Confidentiality & Privacy Issues
- Protection of health information is an important confidentiality issue. Medical records contain some of the most sensitive information that exists about an individual. Doctors, hospitals and laboratories that maintain medical records must follow the Health Insurance Portability and Accountability Act. HIPAA requires these providers to notify patients about their privacy practices. Unfortunately, according to a Fox News interview with a representative from Patient Privacy Rights, many patients don't read the privacy notice before they sign it. As a consequence, patients may unwittingly give their doctors and insurance companies permission to sell their information.
- Perhaps a consumer's greatest confidentiality fear is that someone will steal and misuse his credit card information. In a 2002 breach, computer hackers stole credit and debit card records of 45.7 million customers of retailer T.J. Maxx. Police in Florida charged six people with fraud for using credit card numbers thought to have been obtained in the breach to buy $1 million in merchandise. In addition to spending time and resources to protect their credit rating, the Identity Theft Resource Center reports that victims of identity theft experience feelings of dread, rage and helplessness.
- A significant privacy issue facing individuals today is the ease of publishing pictures and videos on the Internet. Mobile device users can take pictures and videos of the people around them without obtaining their consent, and share the images on the Internet. The results can be embarrassing and surprising. In June 2009, CNN reported that an American woman discovered that a shop in Czechoslovakia had used a photo of her family from a social networking site as an advertisement in its storefront window. Many individuals will never know that their images have been published or used without their permission.

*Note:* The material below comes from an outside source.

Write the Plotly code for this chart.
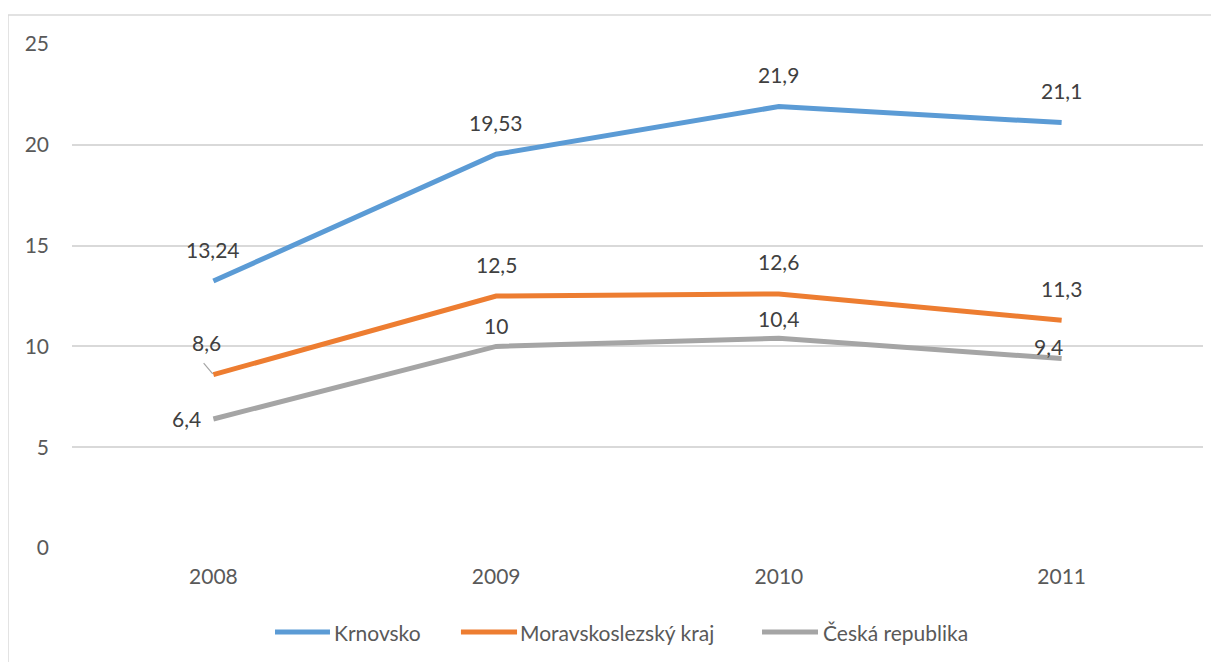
import plotly.graph_objects as go

years = ["2008", "2009", "2010", "2011"]
krnovsko = [13.24, 19.53, 21.9, 21.1]
msk = [8.6, 12.5, 12.6, 11.3]
cr = [6.4, 10.0, 10.4, 9.4]

krnovsko_lbl = ["13,24", "19,53", "21,9", "21,1"]
msk_lbl = ["8,6", "12,5", "12,6", "11,3"]
cr_lbl = ["6,4", "10", "10,4", "9,4"]

names = ["Krnovsko", "Moravskoslezský kraj", "Česká republika"]
colors = ["#5B9BD5", "#ED7D31", "#A5A5A5"]

FONT = "Lato"
TXT = "#595959"
fig = go.Figure()
for vals, name, col in zip([krnovsko, msk, cr], names, colors):
    fig.add_trace(go.Scatter(x=years, y=vals, name=name, mode="lines",
                             line=dict(color=col, width=5), hoverinfo="skip",
                             showlegend=False))

lab_font = dict(family=FONT, size=21, color="#404040")
specs = [
    (krnovsko, krnovsko_lbl, [(0, -32), (0, -32), (0, -32), (0, -32)]),
    (msk, msk_lbl, [(-7, -32), (0, -32), (0, -32), (0, -32)]),
    (cr, cr_lbl, [(-27, 0), (0, -21), (0, -20), (-13, -12)]),
]
for vals, lbls, offs in specs:
    for i, (v, t, (dx, dy)) in enumerate(zip(vals, lbls, offs)):
        fig.add_annotation(x=i, y=v, text=t, showarrow=False,
                           xshift=dx, yshift=-dy, font=lab_font)

# leader line for 8,6
fig.add_annotation(x=0, y=msk[0], text="", showarrow=True, ax=-11, ay=-13,
                   arrowhead=0, arrowwidth=1.2, arrowcolor="#A6A6A6", standoff=1)

# chart-area border
fig.add_shape(type="rect", xref="paper", yref="paper",
              x0=-0.0566, x1=1.2, y0=-0.5, y1=1.0575,
              line=dict(color="#D9D9D9", width=1.5), layer="below")

# legend (drawn like the Office legend: long line keys)
leg_y = -0.1667
leg_keys = [(0.1795, 0.2281, 0.2300), (0.3439, 0.3935, 0.3944), (0.6101, 0.6596, 0.6620)]
for (x0, x1, xt), name, col in zip(leg_keys, names, colors):
    fig.add_shape(type="line", xref="paper", yref="paper", x0=x0, x1=x1, y0=leg_y, y1=leg_y,
                  line=dict(color=col, width=5))
    fig.add_annotation(xref="paper", yref="paper", x=xt, y=leg_y, text=name,
                       showarrow=False, xanchor="left", yanchor="middle",
                       font=dict(family=FONT, size=21, color=TXT))

fig.update_layout(
    width=1219, height=662,
    margin=dict(l=64, r=24, t=36, b=122),
    paper_bgcolor="white", plot_bgcolor="white",
    font=dict(family=FONT, size=21, color=TXT),
    showlegend=False,
    xaxis=dict(type="category", range=[-0.5, 3.5], showgrid=False, zeroline=False,
               showline=False, ticks="", ticklabelstandoff=14,
               tickfont=dict(family=FONT, size=21, color=TXT)),
    yaxis=dict(range=[0, 25], dtick=5, showgrid=True, gridcolor="#D9D9D9", gridwidth=1.5,
               zeroline=False, showline=False, ticks="", ticklabelstandoff=22,
               tickfont=dict(family=FONT, size=21, color=TXT)),
)

fig.write_html("out.html")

- Privacy issues surround the Transportation Security Administration's use of full-body X-ray scanners in airports around the United States. The machines "see through" clothing, displaying an image of the passenger's naked body to screeners. TSA says it does not retain the images, but critics question the assertion. Many passengers have opted to undergo an invasive pat-down search rather than pass through the so-called "naked strip search machine."